Dating Data: An Overview of the Algorithm

Dating Data: An Overview of the Algorithm

I’ve downloaded and deleted Hinge every few months since , and decided to run the data on my most recent download to see how things were going. I did not go on any dates with anyone new due to the pandemic, but I did chat with a few.

What is Online Dating?

Online dating is algorithmic matchmaking. Most apps ask you a series of questions or require you to list preferences, the answers of which are assessed by an algorithm and used to pair you to potential partners. It’s really a gamification of connection with others. There are a host of issues that can accompany use (such as safety, objectification, superficiality, etc.) but there are also benefits.

The apps also assume that ‘love’ is quantifiable, to an extent. Love has patterns, and these algorithms take advantage of those patterns to recommend compatible partners across the network.

And it’s a BUSINESS. Revenue was almost $1B in the U.S. in 2019, and is expected to be $1.1B in 2024. The number of users is expected to grow by 5M, up to 35.4M, over the same timeframe.
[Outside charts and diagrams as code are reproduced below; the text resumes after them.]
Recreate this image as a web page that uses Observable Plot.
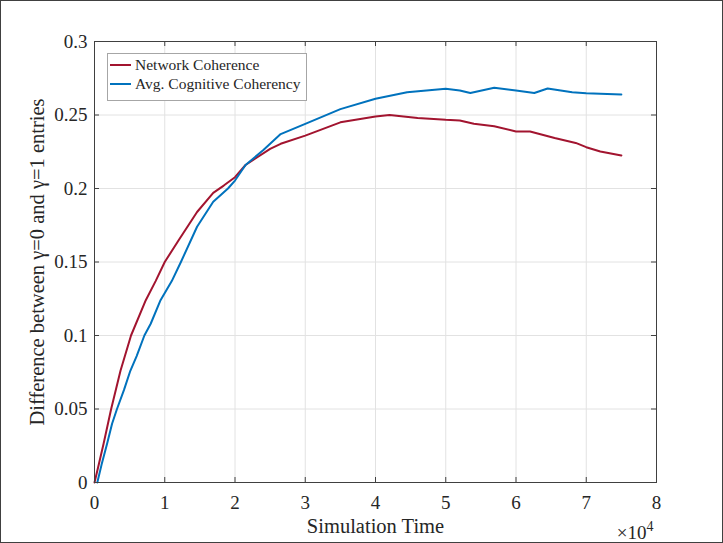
<!DOCTYPE html>
<html>
<head>
<meta charset="utf-8">
<script src="https://cdn.jsdelivr.net/npm/d3@7"></script>
<script src="https://cdn.jsdelivr.net/npm/@observablehq/plot@0.6"></script>
<style>
  html, body { margin: 0; padding: 0; background: #fff; }
  #wrap { position: relative; width: 723px; height: 543px; }
  #wrap svg { outline: 1px solid #404040; outline-offset: -1px; }
  #wrap svg [aria-label^="x-axis"] text,
  #wrap svg [aria-label^="y-axis"] text { font-size: 19px; fill: #262626; }
  #legend { position: absolute; left: 107px; top: 53px; width: 200px; height: 48px;
    border: 1px solid #a6a6a6; background: #fff; box-sizing: border-box;
    font-family: "Liberation Serif", serif; font-size: 15.5px; color: #262626; }
  .row { position: absolute; left: 2px; height: 19px; display: flex; align-items: center; white-space: nowrap; }
  .sw { width: 21px; height: 2px; margin-right: 4px; }
</style>
</head>
<body>
<div id="wrap"><div id="legend"></div></div>
<script>
// Series names and colours
const seriesNames = ["Network Coherence", "Avg. Cognitive Coherency"];
const seriesColors = ["#A2142F", "#0072BD"];

// Network Coherence (red)
const netTime = [0, 500, 1300, 2370, 3700, 5200, 7300, 8700, 10000, 12000, 14600, 16900, 18400, 20000, 21500, 25000, 26500, 30000, 35000, 40000, 42000, 46000, 50000, 52000, 54000, 56900, 60000, 62000, 65500, 68500, 70000, 72000, 75000];
const netValue = [0, 0.010, 0.0265, 0.050, 0.076, 0.100, 0.124, 0.137, 0.150, 0.165, 0.184, 0.197, 0.202, 0.2077, 0.216, 0.227, 0.2304, 0.236, 0.245, 0.249, 0.250, 0.248, 0.2467, 0.2463, 0.244, 0.2424, 0.2388, 0.2388, 0.2343, 0.231, 0.2281, 0.2252, 0.2224];

// Avg. Cognitive Coherency (blue)
const cogTime = [400, 1000, 1800, 2500, 3200, 4200, 5100, 6000, 7100, 8000, 9400, 11000, 12300, 14600, 16900, 19000, 20000, 21500, 24000, 26500, 30000, 35000, 40000, 44500, 50000, 52000, 53500, 56900, 60000, 62600, 64500, 68000, 70000, 75000];
const cogValue = [0, 0.012, 0.0265, 0.040, 0.050, 0.063, 0.076, 0.086, 0.100, 0.108, 0.124, 0.137, 0.150, 0.174, 0.191, 0.200, 0.2054, 0.216, 0.226, 0.237, 0.244, 0.254, 0.261, 0.2655, 0.2678, 0.2667, 0.265, 0.2685, 0.2667, 0.265, 0.268, 0.2655, 0.2648, 0.2639];

// Ticks
const xTicks = [0, 10000, 20000, 30000, 40000, 50000, 60000, 70000, 80000];
const xTickLabels = ["0", "1", "2", "3", "4", "5", "6", "7", "8"];
const yTicks = [0, 0.05, 0.1, 0.15, 0.2, 0.25, 0.3];
const yTickLabels = ["0", "0.05", "0.1", "0.15", "0.2", "0.25", "0.3"];

const xLabel = "Simulation Time";
const yLabel = "Difference between \u03B3=0 and \u03B3=1 entries";
const xExponentBase = "\u00D710";
const xExponentPower = "4";

const W = 723, H = 543;
const mL = 94, mR = 67, mT = 41, mB = 61;
const plotW = W - mL - mR, plotH = H - mT - mB;
const axisColor = "#404040";
const fontFamily = "'Liberation Serif', 'Times New Roman', serif";

const net = netTime.map((t, i) => ({t, v: netValue[i]}));
const cog = cogTime.map((t, i) => ({t, v: cogValue[i]}));

const chart = Plot.plot({
  width: W, height: H,
  marginLeft: mL, marginRight: mR, marginTop: mT, marginBottom: mB,
  style: {fontFamily, color: "#262626", background: "#fff"},
  x: {domain: [0, 80000], ticks: xTicks, tickFormat: d => xTickLabels[xTicks.indexOf(d)], tickSize: 0, tickPadding: 13, label: null},
  y: {domain: [0, 0.3], ticks: yTicks, tickFormat: d => yTickLabels[yTicks.indexOf(d)], tickSize: 0, tickPadding: 7, label: null},
  marks: [
    Plot.ruleX(xTicks, {x: d => d, stroke: "#e2e2e2"}),
    Plot.ruleY(yTicks, {y: d => d, stroke: "#e2e2e2"}),
    Plot.line(net, {x: "t", y: "v", stroke: seriesColors[0], strokeWidth: 2}),
    Plot.line(cog, {x: "t", y: "v", stroke: seriesColors[1], strokeWidth: 2}),
    Plot.frame({stroke: axisColor}),
    Plot.tickX(xTicks, {x: d => d, stroke: axisColor, insetTop: plotH - 5}),
    Plot.tickX(xTicks, {x: d => d, stroke: axisColor, insetBottom: plotH - 5}),
    Plot.tickY(yTicks, {y: d => d, stroke: axisColor, insetRight: plotW - 5}),
    Plot.tickY(yTicks, {y: d => d, stroke: axisColor, insetLeft: plotW - 5}),
    Plot.text([xLabel], {text: d => d, frameAnchor: "bottom", lineAnchor: "middle", textAnchor: "middle", dy: 44, fontSize: 20.5, fill: "#262626"}),
    Plot.text([yLabel], {text: d => d, frameAnchor: "left", lineAnchor: "middle", textAnchor: "middle", rotate: -90, dx: -57, fontSize: 20.5, fill: "#262626"}),
    Plot.text([xExponentBase], {text: d => d, frameAnchor: "bottom-right", lineAnchor: "middle", textAnchor: "end", dx: -3, dy: 50, fontSize: 19, fill: "#262626"})
  ]
});

// add the superscript power to the exponent label
d3.select(chart).selectAll("text")
  .filter(function() { return this.textContent === xExponentBase; })
  .each(function() {
    const t = d3.select(this);
    t.attr("text-anchor", "start");
    t.append("tspan").attr("dy", "-0.55em").attr("font-size", 14).text(xExponentPower);
  });

const wrap = document.getElementById("wrap");
wrap.insertBefore(chart, wrap.firstChild);

// right-align the exponent group to the frame edge
d3.select(chart).selectAll("text")
  .filter(function() { return this.textContent === xExponentBase + xExponentPower; })
  .each(function() {
    const bb = this.getBBox();
    const cur = this.getAttribute("x") ? +this.getAttribute("x") : 0;
    this.setAttribute("x", cur - bb.width);
  });

const legend = document.getElementById("legend");
seriesNames.forEach((name, i) => {
  const row = document.createElement("div");
  row.className = "row";
  row.style.top = (1 + i * 19) + "px";
  const sw = document.createElement("span");
  sw.className = "sw";
  sw.style.background = seriesColors[i];
  const tx = document.createElement("span");
  tx.textContent = name;
  row.appendChild(sw); row.appendChild(tx);
  legend.appendChild(row);
});
</script>
</body>
</html>
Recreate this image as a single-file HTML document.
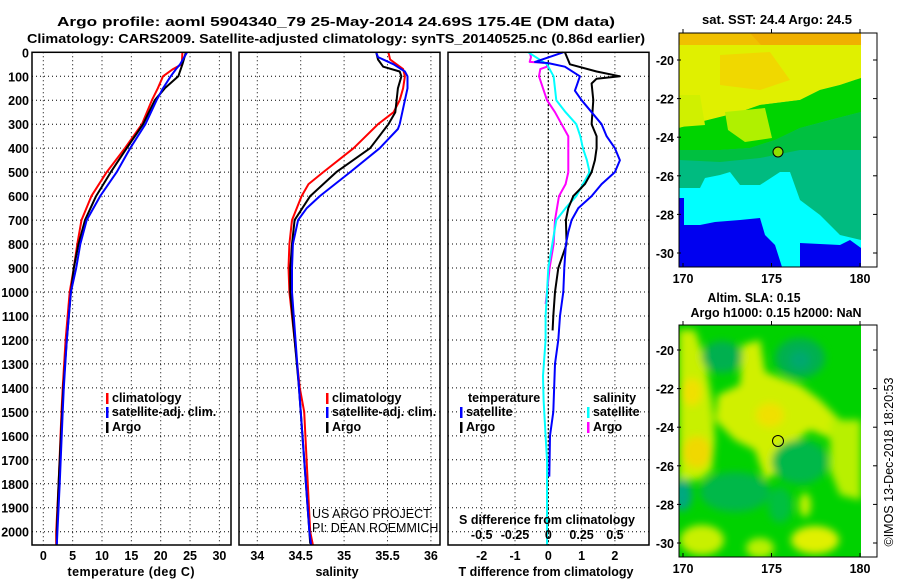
<!DOCTYPE html>
<html><head><meta charset="utf-8"><style>
body{margin:0;background:#fff}
svg{display:block}
text{font-family:"Liberation Sans",sans-serif;font-weight:bold;font-size:12.5px;fill:#000}
.thin{font-weight:normal}
</style></head><body>
<svg id="chart" width="900" height="580" viewBox="0 0 900 580" xmlns="http://www.w3.org/2000/svg">
<defs>
<filter id="blur" x="-50%" y="-50%" width="200%" height="200%"><feGaussianBlur stdDeviation="4"/></filter>
<clipPath id="clipTop"><rect x="679" y="33" width="182" height="234"/></clipPath>
<clipPath id="clipBot"><rect x="679" y="325" width="182" height="232"/></clipPath>
</defs>
<text x="336" y="26" text-anchor="middle" font-size="14" textLength="558" lengthAdjust="spacingAndGlyphs">Argo profile: aoml 5904340_79 25-May-2014 24.69S 175.4E (DM data)</text>
<text x="336" y="43" text-anchor="middle" font-size="14" textLength="618" lengthAdjust="spacingAndGlyphs">Climatology: CARS2009. Satellite-adjusted climatology: synTS_20140525.nc (0.86d earlier)</text>
<g id="panels"></g>

<!-- top map -->
<g>
<text x="777" y="24" text-anchor="middle" textLength="150" lengthAdjust="spacingAndGlyphs">sat. SST: 24.4 Argo: 24.5</text>
<g clip-path="url(#clipTop)">
<rect x="679" y="33" width="182" height="234" fill="#00bb80"/>
<rect x="679" y="33" width="182" height="16" fill="#f0c000"/>
<polygon points="750,33 861,33 861,80 830,75 800,65 770,55" fill="#f0b000"/>
<polygon points="679,45 861,45 861,78 840,85 820,90 800,100 760,105 740,112 700,122 679,128" fill="#e0f000"/>
<polygon points="720,55 770,52 790,80 760,90 720,85" fill="#f0d800"/>
<polygon points="679,128 700,122 740,112 760,105 800,100 820,90 840,85 861,78 861,112 830,120 800,128 775,140 750,148 720,150 700,150 679,150" fill="#00d400"/>
<polygon points="725,112 765,108 772,138 745,142 728,130" fill="#b0f000"/>
<polygon points="679,95 700,95 705,125 679,127" fill="#d0f000"/>
<polygon points="679,150 720,150 750,148 775,140 800,128 861,112 861,150 800,150 760,158 720,162 679,160" fill="#00c040"/>
<polygon points="679,188 700,188 705,178 720,175 730,172 740,185 760,185 780,172 790,172 800,200 820,215 840,235 861,240 861,267 679,267" fill="#00ffff"/>
<polygon points="679,198 684,198 684,225 700,225 715,222 740,220 760,218 765,235 775,245 782,267 679,267" fill="#0000f0"/>
<polygon points="800,243 840,245 850,240 861,248 861,267 800,267" fill="#0000f0"/>
<circle cx="778" cy="152" r="5" fill="#90e000" stroke="#000" stroke-width="1"/>
</g>
<rect x="679" y="33" width="198" height="234" fill="none" stroke="#000" stroke-width="1"/>
<g id="topAxes"></g>
</g>

<!-- bottom map -->
<g>
<text x="754" y="302" text-anchor="middle" textLength="93" lengthAdjust="spacingAndGlyphs">Altim. SLA: 0.15</text>
<text x="776" y="317" text-anchor="middle" textLength="171" lengthAdjust="spacingAndGlyphs">Argo h1000: 0.15 h2000: NaN</text>
<g clip-path="url(#clipBot)">
<rect x="679" y="325" width="182" height="232" fill="#00d200"/>
<g filter="url(#blur)">
<polygon points="679,330 695,330 705,360 712,400 715,440 712,470 700,480 679,480" fill="#c8f000"/>
<ellipse cx="692" cy="392" rx="10" ry="14" fill="#f0e000"/>
<ellipse cx="697" cy="452" rx="14" ry="16" fill="#f0d800"/>
<polygon points="742,345 760,340 765,372 800,385 820,400 840,420 835,440 810,430 790,445 782,470 765,480 755,450 735,440 715,420 718,395 740,385" fill="#d0f000"/>
<ellipse cx="770" cy="415" rx="14" ry="12" fill="#f0e000"/>
<polygon points="830,420 861,420 861,500 840,495 830,470" fill="#b8f000"/>
<ellipse cx="702" cy="540" rx="22" ry="15" fill="#c8f000"/>
<ellipse cx="760" cy="548" rx="14" ry="10" fill="#b8f000"/>
<ellipse cx="815" cy="540" rx="24" ry="14" fill="#e0f000"/>
<ellipse cx="805" cy="505" rx="6" ry="12" fill="#c0f000"/>
<ellipse cx="722" cy="357" rx="20" ry="16" fill="#00b050"/>
<ellipse cx="800" cy="358" rx="25" ry="20" fill="#00b050"/>
<ellipse cx="800" cy="360" rx="10" ry="9" fill="#00a870"/>
<ellipse cx="800" cy="462" rx="28" ry="22" fill="#00b84a"/>
<ellipse cx="735" cy="492" rx="35" ry="20" fill="#00b84a"/>
<ellipse cx="682" cy="495" rx="10" ry="16" fill="#00a880"/>
<ellipse cx="780" cy="505" rx="12" ry="18" fill="#00c040"/>
</g>
<circle cx="778" cy="441" r="5.5" fill="none" stroke="#000" stroke-width="1"/>
</g>
<rect x="679" y="325" width="198" height="232" fill="none" stroke="#000" stroke-width="1"/>
<g id="botAxes"></g>
</g>
<text class="thin" transform="translate(893,462) rotate(-90)" text-anchor="middle" font-size="12">©IMOS 13-Dec-2018 18:20:53</text>
</svg>
<script>
// ---- data ----
const tDepth = [0,50,70,100,150,200,300,400,500,600,700,800,900,1000,1200,1400,1500,1800,2000,2055];
const tClim  = [23.7,23.6,22.1,20.4,19.5,18.5,16.8,13.9,10.8,8.2,6.5,5.8,5.2,4.5,3.8,3.3,3.1,2.6,2.2,2.2];
const tSat   = [24.5,23.3,22.6,21.7,20.4,19.3,17.4,14.8,12.5,9.7,7.4,6.3,5.6,4.7,4.0,3.5,3.3,2.8,2.4,2.3];
const tArgoDepth = [0,50,100,150,200,300,400,500,600,700,800,900,1000,1200,1400,1600,1800,2000,2050];
const tArgo  = [24.3,23.7,23.0,20.7,19.0,17.0,14.2,11.5,9.0,7.1,6.0,5.2,4.7,4.0,3.4,3.0,2.6,2.3,2.3];
const sDepth = [0,30,70,100,150,200,250,300,400,500,550,600,700,800,900,1000,1400,1500,2000,2055];
const sClim  = [35.51,35.53,35.68,35.70,35.68,35.64,35.57,35.39,35.11,34.76,34.59,34.51,34.40,34.37,34.36,34.37,34.49,34.54,34.61,34.64];
const sSatDepth = [0,20,50,80,100,150,200,300,320,400,500,600,650,700,800,900,1000,1400,2000,2055];
const sSat   = [35.37,35.39,35.57,35.70,35.73,35.73,35.70,35.64,35.62,35.41,35.07,34.72,34.57,34.47,34.41,34.40,34.40,34.48,34.60,34.62];
const sArgoDepth = [0,30,60,80,100,150,250,300,400,500,600,700,800,900,1000,1400,2000,2050];
const sArgo  = [35.37,35.39,35.45,35.64,35.66,35.62,35.59,35.51,35.30,34.91,34.61,34.43,34.40,34.38,34.38,34.48,34.60,34.61];
const dtSatDepth = [0,40,45,60,100,140,160,200,250,300,350,400,450,500,550,600,650,700,750,800,900,1000,1100,1200,1300,1500,1600,1770];
const dtSat  = [0.45,-0.4,0.0,0.5,0.95,0.85,0.8,1.0,1.3,1.6,1.75,2.0,2.15,2.0,1.6,1.3,0.9,0.7,0.6,0.53,0.48,0.45,0.35,0.3,0.2,0.15,0.05,0.03];
const dtArgoDepth = [0,50,80,100,110,130,200,300,350,400,450,500,550,600,650,700,800,900,1000,1100,1160];
const dtArgo = [0.5,0.65,1.45,2.15,1.45,1.3,1.35,1.3,1.45,1.45,1.4,1.3,1.1,0.75,0.6,0.53,0.55,0.3,0.2,0.15,0.13];
const dsSatDepth = [0,50,100,200,250,300,350,400,450,500,550,600,650,700,800,900,1000,1100,1200,1350,1450,1600,1700,2000,2055];
const dsSat  = [-0.15,-0.01,0.04,0.06,0.13,0.21,0.24,0.26,0.29,0.31,0.26,0.21,0.13,0.06,0.03,0.0,-0.01,-0.02,-0.02,-0.04,-0.035,-0.02,-0.01,-0.01,-0.01];
const dsArgoDepth = [0,20,40,45,60,70,100,150,200,250,300,350,400,500,550,600,700,800,900,1000,1050];
const dsArgo = [-0.14,-0.13,-0.14,-0.01,-0.01,-0.06,-0.07,-0.04,-0.01,0.05,0.1,0.15,0.15,0.15,0.13,0.08,0.05,0.04,0.01,-0.01,-0.02];
const depthTicks = [0,100,200,300,400,500,600,700,800,900,1000,1100,1200,1300,1400,1500,1600,1700,1800,1900,2000];
const tTicks = [0,5,10,15,20,25,30];
const sTicks = [34,34.5,35,35.5,36];
const dtTicks = [-2,-1,0,1,2];
const dsTicks = [-0.5,-0.25,0,0.25,0.5];
const dsTickLabels = ['-0.5','-0.25','0','0.25','0.5'];
const lonTicks = [170,175,180];
const latTicks = [-20,-22,-24,-26,-28,-30];

// ---- scales ----
const NS='http://www.w3.org/2000/svg';
const Y0=52.3, YB=545;
const yD = d => Y0 + d*0.2397;
const xT = t => 43.3 + t*5.87;
const xS = s => 257.3 + (s-34)*86.8;
const xDT = v => 548.3 + v*33.3;
const xDS = v => 548.3 + v*133.2;
const xLon = l => 683 + (l-170)*17.7;
const yLatTop = l => 60 + (-20-l)*19.3;
const yLatBot = l => 350 + (-20-l)*19.3;

function el(tag, attrs, parent){const e=document.createElementNS(NS,tag);for(const k in attrs)e.setAttribute(k,attrs[k]);parent.appendChild(e);return e;}
function txt(parent,x,y,s,anchor){const t=el('text',{x:x,y:y,'text-anchor':anchor||'start'},parent);t.textContent=s;return t;}
const panels=document.getElementById('panels');

const P=[{x0:32,x1:231,name:'temperature-panel'},{x0:239,x1:440,name:'salinity-panel'},{x0:448,x1:649,name:'difference-panel'}];
const groups=P.map(p=>{const g=el('g',{},panels);return g;});

function grid(g,p,xs,fx){
  depthTicks.forEach(d=>{if(d===0)return;const l=el('line',{x1:p.x0,x2:p.x1,y1:yD(d),y2:yD(d),stroke:'#000','stroke-width':1,'stroke-dasharray':'1,3'},g);});
  xs.forEach(v=>{const x=fx(v);const l=el('line',{x1:x,x2:x,y1:Y0,y2:YB,stroke:'#000','stroke-width':1,'stroke-dasharray':'1,3'},g);});
}
function frame(g,p){const r=el('rect',{x:p.x0,y:Y0,width:p.x1-p.x0,height:YB-Y0,fill:'none',stroke:'#000','stroke-width':1.5},g);}
function line(g,depths,vals,fx,color,name,w){
  const pts=depths.map((d,i)=>fx(vals[i]).toFixed(1)+','+yD(Math.min(d,2055)).toFixed(1)).join(' ');
  const pl=el('polyline',{points:pts,fill:'none',stroke:color,'stroke-width':w||2,'stroke-linejoin':'round'},g);
  
  
}
grid(groups[0],P[0],tTicks,xT);
grid(groups[1],P[1],sTicks,xS);
grid(groups[2],P[2],dtTicks,xDT);
const zl=el('line',{x1:xDT(0),x2:xDT(0),y1:Y0,y2:YB,stroke:'#000','stroke-width':1.2,'stroke-dasharray':'2,2'},groups[2]);



line(groups[0],tDepth,tClim,xT,'#ff0000','temp-climatology-line');
line(groups[0],tArgoDepth,tArgo,xT,'#000000','temp-argo-line');
line(groups[0],tDepth,tSat,xT,'#0000ff','temp-satellite-line');
line(groups[1],sDepth,sClim,xS,'#ff0000','sal-climatology-line');
line(groups[1],sArgoDepth,sArgo,xS,'#000000','sal-argo-line');
line(groups[1],sSatDepth,sSat,xS,'#0000ff','sal-satellite-line');
line(groups[2],dsArgoDepth,dsArgo,xDS,'#ff00ff','sdiff-argo-line');
line(groups[2],dsSatDepth,dsSat,xDS,'#00ffff','sdiff-satellite-line');
line(groups[2],dtArgoDepth,dtArgo,xDT,'#000000','tdiff-argo-line');
line(groups[2],dtSatDepth,dtSat,xDT,'#0000ff','tdiff-satellite-line');
P.forEach((p,i)=>frame(groups[i],p));

// depth labels
depthTicks.forEach(d=>{const t=txt(panels,29,yD(d)+5,String(d),'end');});
// x tick labels
tTicks.forEach(v=>{const t=txt(groups[0],xT(v),560,String(v),'middle');});
sTicks.forEach(v=>{const t=txt(groups[1],xS(v),560,String(v),'middle');});
dtTicks.forEach(v=>{const t=txt(groups[2],xDT(v),560,String(v),'middle');});
dsTicks.forEach((v,i)=>{const t=txt(groups[2],xDS(v),539,dsTickLabels[i],'middle');});
let a;
a=txt(groups[0],131,576,'temperature (deg C)','middle');a.setAttribute('textLength','127');
a=txt(groups[1],337,576,'salinity','middle');
a=txt(groups[2],546,576,'T difference from climatology','middle');a.setAttribute('textLength','175');
a=txt(groups[2],547,524,'S difference from climatology','middle');a.setAttribute('textLength','176');
a=txt(groups[1],312,518,'US ARGO PROJECT');a.setAttribute('class','thin');
a=txt(groups[1],312,532,'PI: DEAN ROEMMICH');a.setAttribute('class','thin');

// legends
function legendEntry(g,x,y,color,label){
  const r=el('rect',{x:x,y:y-9,width:2.5,height:11,fill:color},g);
  
  
  const t=txt(g,x+6,y,label);
  
  
}
legendEntry(groups[0],106,402,'#ff0000','climatology');
legendEntry(groups[0],106,416,'#0000ff','satellite-adj. clim.');
legendEntry(groups[0],106,431,'#000000','Argo');
legendEntry(groups[1],326,402,'#ff0000','climatology');
legendEntry(groups[1],326,416,'#0000ff','satellite-adj. clim.');
legendEntry(groups[1],326,431,'#000000','Argo');
a=txt(groups[2],468,402,'temperature');
a=txt(groups[2],593,402,'salinity');
legendEntry(groups[2],460,416,'#0000ff','satellite');
legendEntry(groups[2],460,431,'#000000','Argo');
legendEntry(groups[2],587,416,'#00ffff','satellite');
legendEntry(groups[2],587,431,'#ff00ff','Argo');

// map axes
function mapAxes(gid,yLat,yTop,yBot){
  const g=document.getElementById(gid);
  lonTicks.forEach(l=>{const x=xLon(l);
    el('line',{x1:x,x2:x,y1:yBot,y2:yBot-4,stroke:'#000'},g);el('line',{x1:x,x2:x,y1:yTop,y2:yTop-4,stroke:'#000'},g);
    const t=txt(g,x,yBot+16,String(l),'middle');});
  latTicks.forEach(l=>{const y=yLat(l);
    el('line',{x1:677,x2:681,y1:y,y2:y,stroke:'#000'},g);el('line',{x1:873,x2:877,y1:y,y2:y,stroke:'#000'},g);
    const t=txt(g,674,y+5,String(l),'end');});
}
mapAxes('topAxes',yLatTop,33,267);
mapAxes('botAxes',yLatBot,325,557);
</script>
</body></html>
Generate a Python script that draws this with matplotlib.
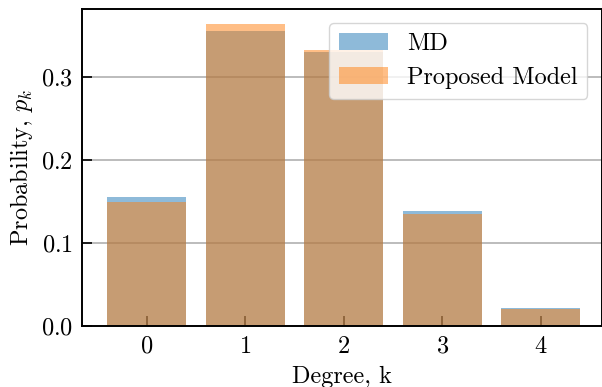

Match Group, the online dating conglomerate, owns Hinge, Tinder, Match, OkCupid, PlentyofFish, and many more. They recently separated from IAC, the details of which are outside the scope of this article and doesn’t impact the apps noticeably.

The apps seem to be doing well. Most of them rely on a freemium model, in which the core features of the app are free, but premium features are offered on either a subscription or a one-time purchase basis. Tinder is definitely the biggest focus of Match Group, with a 123% 5Y Revenue CAGR, but the company has also invested substantially in Hinge.

The pandemic has driven a lot of users to the apps, as the more traditional way of meeting someone (the bars, the gyms, etc.) are closed down. People are also paying for more match opportunities, as shown by the growth in Average Revenue per User to $0.60.

Hinge has grown its user base 10x over the past three years, with a +60% increase in ARPU year-over-year, showing that users are more willing to pay for matches.

What is Hinge?

Hinge was launched in 2012 and has grown to be a popular app for the relationship-minded, particularly among the millennial and younger generation. Hinge is a mobile-only experience and employs a freemium model. Hinge focuses on users with a higher level of intent to enter into a relationship and its product is designed to reinforce that approach.

From a user perspective, Hinge is kind of like Tinder, but less aggressive. It’s the “app that is designed to be deleted” and you have to like someone back before they can message you. You answer 3 questions of your choice that others see, and upload 6 pictures of yourself, like above.

  1. They initiate the conversation by ‘liking’ either an answer to one of the questions or one of your pictures

You can also set ‘dealbreakers’. For example, if you are looking for a person who might follow a certain religion or doesn’t drink, you can set it as such.

The Gale-Shapley Algorithm

Hinge uses the Gale-Shapley algorithm that pairs people “who are likely to mutually like one another”. It measures this based off your engagement and who engages with you, as well as matches you to people with similar preferences.

The dating market is two-sided: one person seeks out another, with the platform serving to enable interaction. It broadly relies on network effects: the larger the pool the app the pulls from, the higher probability of finding a person that meets preferences.